Pamela Liebman, chief executive officer of the Corcoran Group, predicted that real estate will remain a favored destination for bonus money. More people are thinking about ways to escape from city life. Perennial favorites like Aspen, Miami and New York’s Hudson Valley and Hamptons areas are always a draw.
“You will see plenty of money go into second and third homes,” Liebman predicts.
Miller said a senior level client told her they were considering a pied-à-terre in New York City. In a hybrid Covid world, where the habits of workers across all industries have changed, a second home in the city offers convenience.
But some New York neighborhoods that traditionally have been popular with well-heeled bankers — Tribeca, the West Village or Soho, for instance — may not be quite the draw they used to be, said Tanner McAuley Homlish, leasing director at Douglas Elliman. Given the prevalence of hybrid working arrangements, people tend to want more space and amenities, like an extra room they can turn into an office, a building lounge they can work from, a rooftop and a gym.
“Their apartment and their building are essentially working as an office for now,” Homlish said.
At The Jolie on Greenwich Street, a luxury high-rise in the Financial District, one sales pitch is aimed straight at Wall Street.
“The biggest bonus season since the financial crisis is right around the corner,” a marketing brochure reads. “Investment in real estate is a key consideration of the bonus set.”
Ryan Serhant, founder of Serhant LLC and the head of sales at the Jolie, said interest is brisk.
“Our fear with bonus season was everybody’s going to put their cash into vacation homes or cryptocurrency,” Serhant said. But New York finance still loves New York real estate, he said.
For those with money to burn, other luxuries beckon. Brent Moldowan, president of Mayo Aviation, a charter private-jet company in Denver that handles Wall Street clients, said he’s booking as much as two months in advance.
Arbitrage Andy, who has 249,000 Instagram followers, said he often gets messages during bonus season about how Wall Streeters plan to spend their money. Many young bankers, he said, are talking less about picking up luxe items like shoes, bags or coats when time spent at the office has decreased. Instead, they’re wondering about moving to Florida or Texas, or maybe taking a vacation to the Caribbean or somewhere like Montana. They are also eying investment markets.

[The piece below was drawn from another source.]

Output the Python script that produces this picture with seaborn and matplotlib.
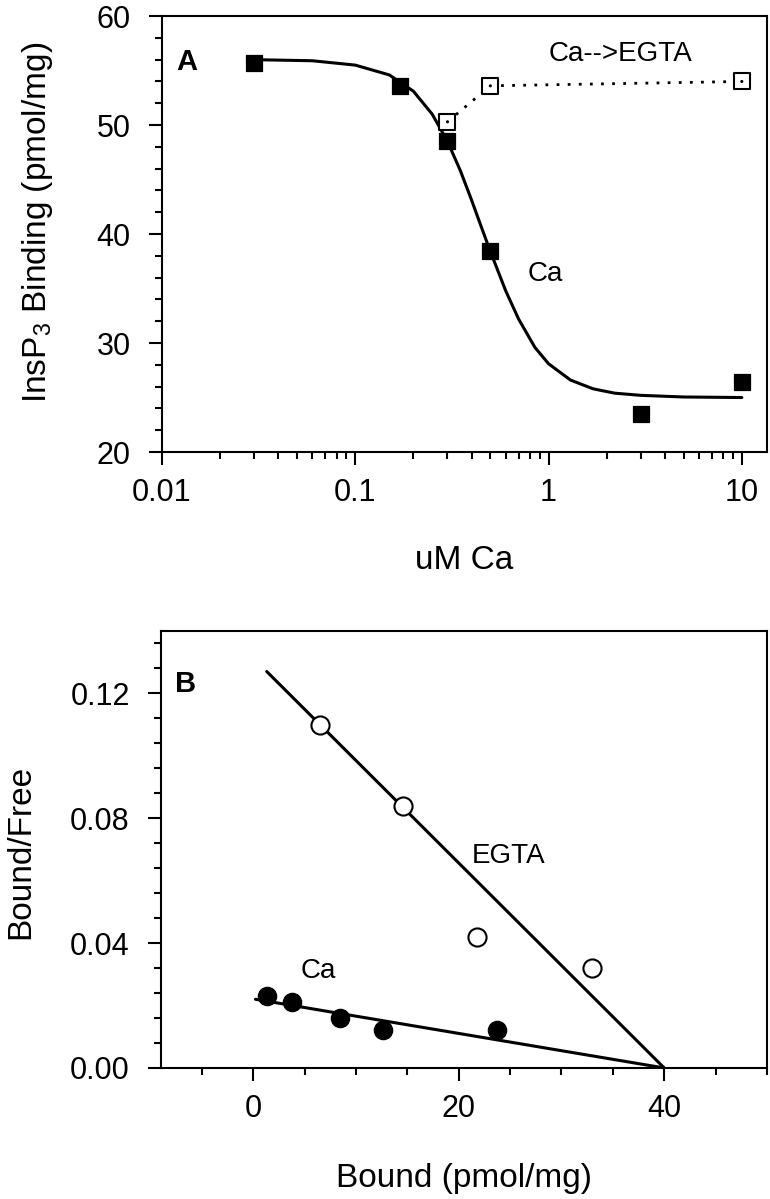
import numpy as np
import pandas as pd
import matplotlib
matplotlib.use("Agg")
import matplotlib.pyplot as plt
import matplotlib.ticker as mticker
import seaborn as sns

# Panel A: InsP3 binding vs free Ca
ca_conc = [0.03, 0.17, 0.3, 0.5, 3.0, 10.0]
ca_binding = [55.7, 53.6, 48.5, 38.4, 23.5, 26.4]
egta_conc = [0.3, 0.5, 10.0]
egta_binding = [50.3, 53.6, 54.0]
# fitted curve
fit_conc = [0.03, 0.06, 0.1, 0.15, 0.2, 0.25, 0.3, 0.35, 0.4, 0.45, 0.5, 0.6,
            0.7, 0.85, 1.0, 1.3, 1.7, 2.2, 3.0, 5.0, 10.0]
fit_binding = [56.0, 55.9, 55.5, 54.6, 53.1, 51.0, 48.5, 45.8, 43.1, 40.6, 38.4,
               34.8, 32.2, 29.6, 28.1, 26.6, 25.8, 25.4, 25.2, 25.05, 25.0]

# Panel B: Scatchard plot
egta_bound = [6.5, 14.6, 21.8, 33.0]
egta_bf = [0.110, 0.084, 0.042, 0.032]
ca_bound = [1.3, 3.8, 8.4, 12.6, 23.7]
ca_bf = [0.023, 0.021, 0.016, 0.012, 0.012]
egta_line_x = [1.3, 40.0]
egta_line_y = [0.127, 0.0]
ca_line_x = [0.2, 40.0]
ca_line_y = [0.022, 0.0]

sns.set_style("ticks", {'axes.edgecolor': 'black', 'text.color': 'black',
                        'axes.labelcolor': 'black', 'xtick.color': 'black',
                        'ytick.color': 'black'})
plt.rcParams['font.family'] = ['Liberation Sans', 'DejaVu Sans']
plt.rcParams['mathtext.fontset'] = 'custom'
plt.rcParams['mathtext.rm'] = 'Liberation Sans'

tick_fs = 22
label_fs = 24
note_fs = 20
fig = plt.figure(figsize=(7.7, 11.99), dpi=100)
axA = fig.add_axes([0.2104, 0.623, 0.7857, 0.3636])
axB = fig.add_axes([0.209, 0.1093, 0.787, 0.3645])

# ---- panel A
dfA = pd.DataFrame({'conc': ca_conc, 'binding': ca_binding})
dfE = pd.DataFrame({'conc': egta_conc, 'binding': egta_binding})
axA.plot(fit_conc, fit_binding, color='black', lw=2.2)
axA.plot(egta_conc, egta_binding, color='black', lw=2, ls=(0, (1, 3)))
sns.scatterplot(data=dfA, x='conc', y='binding', marker='s', s=125, color='black',
                edgecolor='black', ax=axA, zorder=3)
sns.scatterplot(data=dfE, x='conc', y='binding', marker='s', s=120, facecolor='white',
                edgecolor='black', linewidth=1.5, ax=axA, zorder=3)
sns.scatterplot(data=dfE, x='conc', y='binding', marker='o', s=5, color='black',
                edgecolor='none', ax=axA, zorder=4)
axA.set_xscale('log')
axA.set_xlim(0.01, 13.5)
axA.set_ylim(20, 60)
axA.xaxis.set_major_locator(mticker.FixedLocator([0.01, 0.1, 1, 10]))
axA.xaxis.set_major_formatter(mticker.FixedFormatter(['0.01', '0.1', '1', '10']))
axA.xaxis.set_minor_locator(mticker.LogLocator(base=10, subs=np.arange(2, 10)))
axA.xaxis.set_minor_formatter(mticker.NullFormatter())
axA.yaxis.set_major_locator(mticker.MultipleLocator(10))
axA.yaxis.set_minor_locator(mticker.MultipleLocator(2))
axA.set_xlabel('uM Ca', fontsize=label_fs, va='center')
axA.set_ylabel('InsP$_\\mathregular{3}$ Binding (pmol/mg)', fontsize=label_fs, va='center')
axA.xaxis.set_label_coords(0.5, -0.248)
axA.yaxis.set_label_coords(-0.205, 0.5275)
axA.text(0.0118, 55.8, 'A', fontsize=21, fontweight='bold', ha='left', va='center')
axA.text(1.0, 56.5, 'Ca-->EGTA', fontsize=note_fs, ha='left', va='center')
axA.text(0.78, 36.3, 'Ca', fontsize=note_fs, ha='left', va='center')

# ---- panel B
dfBe = pd.DataFrame({'bound': egta_bound, 'bf': egta_bf})
dfBc = pd.DataFrame({'bound': ca_bound, 'bf': ca_bf})
axB.plot(egta_line_x, egta_line_y, color='black', lw=2.2)
axB.plot(ca_line_x, ca_line_y, color='black', lw=2.2)
sns.scatterplot(data=dfBe, x='bound', y='bf', marker='o', s=170, facecolor='white',
                edgecolor='black', linewidth=1.5, ax=axB, zorder=3)
sns.scatterplot(data=dfBc, x='bound', y='bf', marker='o', s=170, color='black',
                edgecolor='black', ax=axB, zorder=3)
axB.set_xlim(-9, 50)
axB.set_ylim(0, 0.14)
axB.xaxis.set_major_locator(mticker.MultipleLocator(20))
axB.xaxis.set_minor_locator(mticker.MultipleLocator(5))
axB.yaxis.set_major_locator(mticker.MultipleLocator(0.04))
axB.yaxis.set_minor_locator(mticker.MultipleLocator(0.008))
axB.yaxis.set_major_formatter(mticker.FormatStrFormatter('%.2f'))
axB.set_xlabel('Bound (pmol/mg)', fontsize=label_fs, va='center')
axB.set_ylabel('Bound/Free', fontsize=label_fs, va='center')
axB.xaxis.set_label_coords(0.5, -0.252)
axB.yaxis.set_label_coords(-0.231, 0.494)
axB.text(-7.6, 0.123, 'B', fontsize=21, fontweight='bold', ha='left', va='center')
axB.text(21.3, 0.068, 'EGTA', fontsize=note_fs, ha='left', va='center')
axB.text(4.6, 0.031, 'Ca', fontsize=note_fs, ha='left', va='center')

for ax in (axA, axB):
    ax.tick_params(which='both', direction='out', top=False, right=False,
                   width=1.5, labelsize=tick_fs, colors='black')
    ax.tick_params(axis='y', which='both', pad=13)
    ax.tick_params(axis='x', which='both', pad=9)
    ax.tick_params(which='major', length=9.5)
    ax.tick_params(which='minor', length=5)
    for sp in ax.spines.values():
        sp.set_visible(True)
        sp.set_linewidth(1.5)
        sp.set_color('black')

fig.savefig('out.png', dpi=100)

“With the rise of the retail investment phenomenon, a lot of people are just investing,” Arbitrage Andy said. “For the younger crowd, it’s redundant but watches is usually the biggest thing without a doubt.”
But Wall Street-types who are still hankering after a fancy Rolex might have a tough time finding one soon. Given demand and pandemic supply snags the prices of second-hand Rollies are rising, according to João De Brito e Faro, watches supply manager at online retailer Farfetch. The waiting list for Daytonas, Submariners and GMT Master IIs can run as long as six or seven years unless people have a long-standing relationship with a dealer.
“Right now, the big problem is that even if they want to get one of those watches, they are probably not going to be able to,” he said.